» WHAT THIS TASK INVOLVES:
All of the listing below must be repeated word for word. Pictures are the only thing to omit.

■ ■ ■

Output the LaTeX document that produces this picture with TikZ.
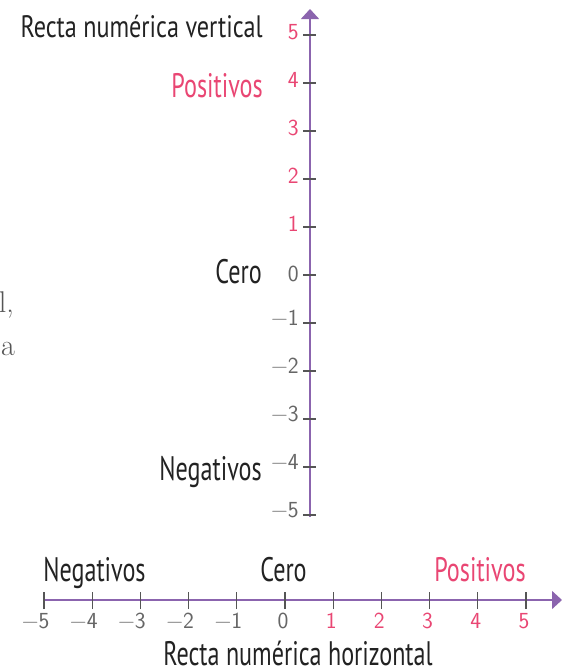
\documentclass[tikz,border=0pt]{standalone}
\usepackage{fontspec}
\usetikzlibrary{arrows.meta}
\newfontfamily\condfont[FakeStretch=0.71]{PT Sans}
\newfontfamily\condfontw[FakeStretch=0.78]{PT Sans}
\newfontfamily\numfont{Latin Modern Sans}
\definecolor{axispurple}{HTML}{8B64AE}
\definecolor{tickgray}{HTML}{555555}
\definecolor{numgray}{HTML}{666666}
\definecolor{posPink}{HTML}{E94673}
\definecolor{txtdark}{HTML}{222222}
\tikzset{
  axisline/.style={draw=axispurple, line width=1.5pt, -{Triangle[length=10pt,width=18pt]}},
  tickline/.style={draw=tickgray, line width=1.2pt},
  lbl/.style={font=\condfont\fontsize{34}{34}\selectfont, inner sep=0pt, text=txtdark},
  ttl/.style={font=\condfontw\fontsize{31}{31}\selectfont, inner sep=0pt, text=txtdark},
  numneg/.style={font=\numfont\fontsize{23}{23}\selectfont, inner sep=0pt, text=numgray},
  numpos/.style={font=\numfont\fontsize{23}{23}\selectfont, inner sep=0pt, text=posPink},
  stray/.style={font=\fontsize{30}{30}\selectfont, inner sep=0pt, text=tickgray}
}
\begin{document}
\begin{tikzpicture}[x=1pt,y=-1pt]
\useasboundingbox (0,0) rectangle (567,670);
% stray cut-off text at left edge
\node[stray, anchor=base east] (s1) at (14,312) {l,};
\node[stray, anchor=base east] (s2) at (15,355) {a};
% vertical axis
\coordinate (vb) at (310,517);
\coordinate (vt) at (310,9);
\draw[axisline] (vb) -- (vt);
\foreach \k in {-5,...,5}{
  \pgfmathsetmacro{\yy}{275-48*\k}
  \coordinate (vtk\k) at (310,\yy);
  \draw[tickline] ([xshift=-7pt]vtk\k) -- ([xshift=6pt]vtk\k);
}
\foreach \k in {1,...,5}{
  \node[numpos, anchor=east] (vl\k) at ([xshift=-11pt,yshift=3pt]vtk\k) {\k};
}
\node[numneg, anchor=east] (vl0) at ([xshift=-11pt,yshift=1pt]vtk0) {0};
\foreach \k in {1,...,5}{
  \node[numneg, anchor=east] (vlm\k) at ([xshift=-11pt,yshift=5pt]vtk-\k) {−\k};
}
% horizontal axis
\coordinate (ha) at (44,600);
\coordinate (hb) at (562,600);
\draw[axisline] (ha) -- (hb);
\foreach \k in {-5,...,5}{
  \pgfmathsetmacro{\xx}{285+48.2*\k}
  \coordinate (htk\k) at (\xx,600);
  \draw[tickline] ([yshift=-9pt]htk\k) -- ([yshift=8pt]htk\k);
}
\foreach \k in {1,...,5}{
  \node[numpos, anchor=north] (hl\k) at ([xshift=-2pt,yshift=-13pt]htk\k) {\k};
}
\node[numneg, anchor=north] (hl0) at ([xshift=-2pt,yshift=-13pt]htk0) {0};
\foreach \k in {1,...,5}{
  \node[numneg, anchor=north] (hlm\k) at ([xshift=0pt,yshift=-13pt]htk-\k) {\llap{−}\k};
}
% labels vertical
\node[ttl, anchor=base east] (tv) at (263,37) {Recta numérica vertical};
\node[lbl, anchor=base east, text=posPink] (pv) at (263,97) {Positivos};
\node[lbl, anchor=base east] (cv) at (262,283) {Cero};
\node[lbl, anchor=base east] (nv) at (262,480) {Negativos};
% labels horizontal
\node[lbl, anchor=base] (nh) at (94.5,581) {Negativos};
\node[lbl, anchor=base] (ch) at (283.5,581) {Cero};
\node[lbl, anchor=base, text=posPink] (ph) at (480,581) {Positivos};
\node[lbl, anchor=base] (th) at (298,665) {Recta numérica horizontal};
\end{tikzpicture}
\end{document}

■ ■ ■

» RESULT:
Output the LaTeX document that produces this picture with TikZ.
\documentclass[tikz,border=0pt]{standalone}
\usepackage{fontspec}
\usetikzlibrary{arrows.meta}
\newfontfamily\condfont[FakeStretch=0.71]{PT Sans}
\newfontfamily\condfontw[FakeStretch=0.78]{PT Sans}
\newfontfamily\numfont{Latin Modern Sans}
\definecolor{axispurple}{HTML}{8B64AE}
\definecolor{tickgray}{HTML}{555555}
\definecolor{numgray}{HTML}{666666}
\definecolor{posPink}{HTML}{E94673}
\definecolor{txtdark}{HTML}{222222}
\tikzset{
  axisline/.style={draw=axispurple, line width=1.5pt, -{Triangle[length=10pt,width=18pt]}},
  tickline/.style={draw=tickgray, line width=1.2pt},
  lbl/.style={font=\condfont\fontsize{34}{34}\selectfont, inner sep=0pt, text=txtdark},
  ttl/.style={font=\condfontw\fontsize{31}{31}\selectfont, inner sep=0pt, text=txtdark},
  numneg/.style={font=\numfont\fontsize{23}{23}\selectfont, inner sep=0pt, text=numgray},
  numpos/.style={font=\numfont\fontsize{23}{23}\selectfont, inner sep=0pt, text=posPink},
  stray/.style={font=\fontsize{30}{30}\selectfont, inner sep=0pt, text=tickgray}
}
\begin{document}
\begin{tikzpicture}[x=1pt,y=-1pt]
\useasboundingbox (0,0) rectangle (567,670);
% stray cut-off text at left edge
\node[stray, anchor=base east] (s1) at (14,312) {l,};
\node[stray, anchor=base east] (s2) at (15,355) {a};
% vertical axis
\coordinate (vb) at (310,517);
\coordinate (vt) at (310,9);
\draw[axisline] (vb) -- (vt);
\foreach \k in {-5,...,5}{
  \pgfmathsetmacro{\yy}{275-48*\k}
  \coordinate (vtk\k) at (310,\yy);
  \draw[tickline] ([xshift=-7pt]vtk\k) -- ([xshift=6pt]vtk\k);
}
\foreach \k in {1,...,5}{
  \node[numpos, anchor=east] (vl\k) at ([xshift=-11pt,yshift=3pt]vtk\k) {\k};
}
\node[numneg, anchor=east] (vl0) at ([xshift=-11pt,yshift=1pt]vtk0) {0};
\foreach \k in {1,...,5}{
  \node[numneg, anchor=east] (vlm\k) at ([xshift=-11pt,yshift=5pt]vtk-\k) {−\k};
}
% horizontal axis
\coordinate (ha) at (44,600);
\coordinate (hb) at (562,600);
\draw[axisline] (ha) -- (hb);
\foreach \k in {-5,...,5}{
  \pgfmathsetmacro{\xx}{285+48.2*\k}
  \coordinate (htk\k) at (\xx,600);
  \draw[tickline] ([yshift=-9pt]htk\k) -- ([yshift=8pt]htk\k);
}
\foreach \k in {1,...,5}{
  \node[numpos, anchor=north] (hl\k) at ([xshift=-2pt,yshift=-13pt]htk\k) {\k};
}
\node[numneg, anchor=north] (hl0) at ([xshift=-2pt,yshift=-13pt]htk0) {0};
\foreach \k in {1,...,5}{
  \node[numneg, anchor=north] (hlm\k) at ([xshift=0pt,yshift=-13pt]htk-\k) {\llap{−}\k};
}
% labels vertical
\node[ttl, anchor=base east] (tv) at (263,37) {Recta numérica vertical};
\node[lbl, anchor=base east, text=posPink] (pv) at (263,97) {Positivos};
\node[lbl, anchor=base east] (cv) at (262,283) {Cero};
\node[lbl, anchor=base east] (nv) at (262,480) {Negativos};
% labels horizontal
\node[lbl, anchor=base] (nh) at (94.5,581) {Negativos};
\node[lbl, anchor=base] (ch) at (283.5,581) {Cero};
\node[lbl, anchor=base, text=posPink] (ph) at (480,581) {Positivos};
\node[lbl, anchor=base] (th) at (298,665) {Recta numérica horizontal};
\end{tikzpicture}
\end{document}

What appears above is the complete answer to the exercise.